27. Açıklanan sebeplerle başvurucunun bu kapsamdaki iddialarının
kanun yolunda gözetilmesi gereken hususlara ilişkin olduğu, derece mahkemesi
kararlarının bariz bir şekilde keyfilik de içermediği anlaşıldığından,
başvurunun “açıkça dayanaktan yoksun olması”
nedeniyle kabul edilemez olduğuna karar verilmesi gerekir.
28. Diğer yandan başvurucu Mahkemenin gerekçesiz bir şekilde karar
verdiğini ileri sürmüştür.
29. Anayasa’nın 141. maddesinin üçüncü fıkrası şöyledir:
“Bütün mahkemelerin her türlü kararları gerekçeli olarak yazılır.”
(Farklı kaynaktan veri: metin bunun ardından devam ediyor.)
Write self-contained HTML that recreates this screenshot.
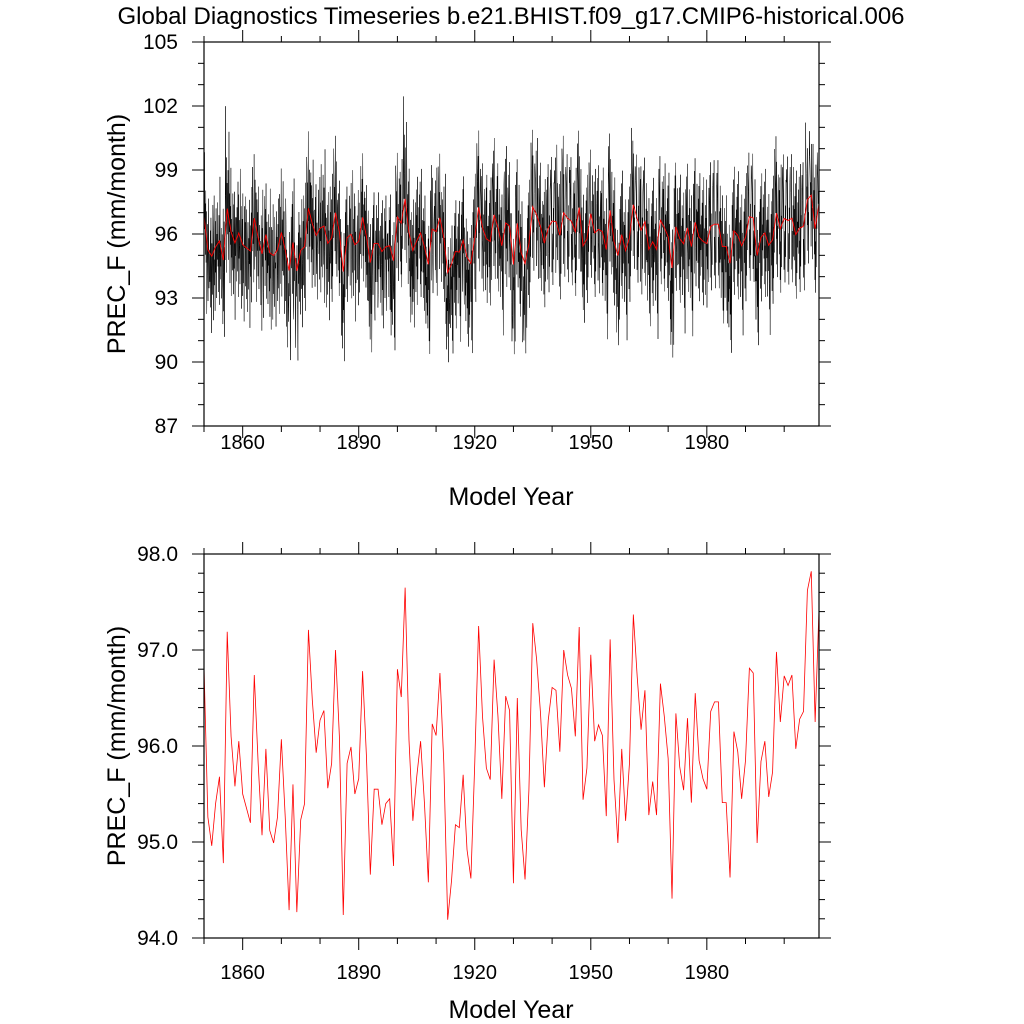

30. Anayasa’nın 36. maddesinin birinci fıkrasında, herkesin yargı
organlarına davacı ve davalı olarak başvurabilme ve bunun doğal sonucu olarak
da iddia, savunma ve adil yargılanma hakkı güvence altına alınmıştır. Maddeyle
güvence altına alınan hak arama özgürlüğü, kendisi bir temel hak niteliği
taşımasının ötesinde, diğer temel hak ve özgürlüklerden gereken şekilde
yararlanılmasını ve bunların korunmasını sağlayan en etkili güvencelerden
birisidir. Bu bağlamda Anayasa’nın, bütün mahkemelerin her türlü kararlarının
gerekçeli olarak yazılmasını ifade eden 141. maddesinin de,
hak arama hürriyetinin kapsamının belirlenmesinde gözetilmesi gerektiği
açıktır.
31. Başvurucu hakkında verilen cezalar derece mahkemesince ilgili
hukuk kuralları uygulanmak suretiyle toplanmış, itiraz üzerine kararı inceleyen
mercii tarafından da bu karar ve gerekçesi hukuka uygun bulunarak başvurucunun
itirazı reddedilmiştir. Dolayısıyla derece mahkemelerinin kararları ve
gerekçelerinde açık bir ihlal saptanmadığından, başvurucunun bu yöndeki iddiası
da “açıkça dayanaktan yoksun”
bulunmuştur.
V. HÜKÜM
Başvurunun,
“açıkça dayanaktan yoksun olması” nedeniyle
KABUL EDİLEMEZ OLDUĞUNA, yargılama
giderlerinin başvurucu üzerinde bırakılmasına, 16/5/2013 tarihinde OY BİRLİĞİYLE karar verildi.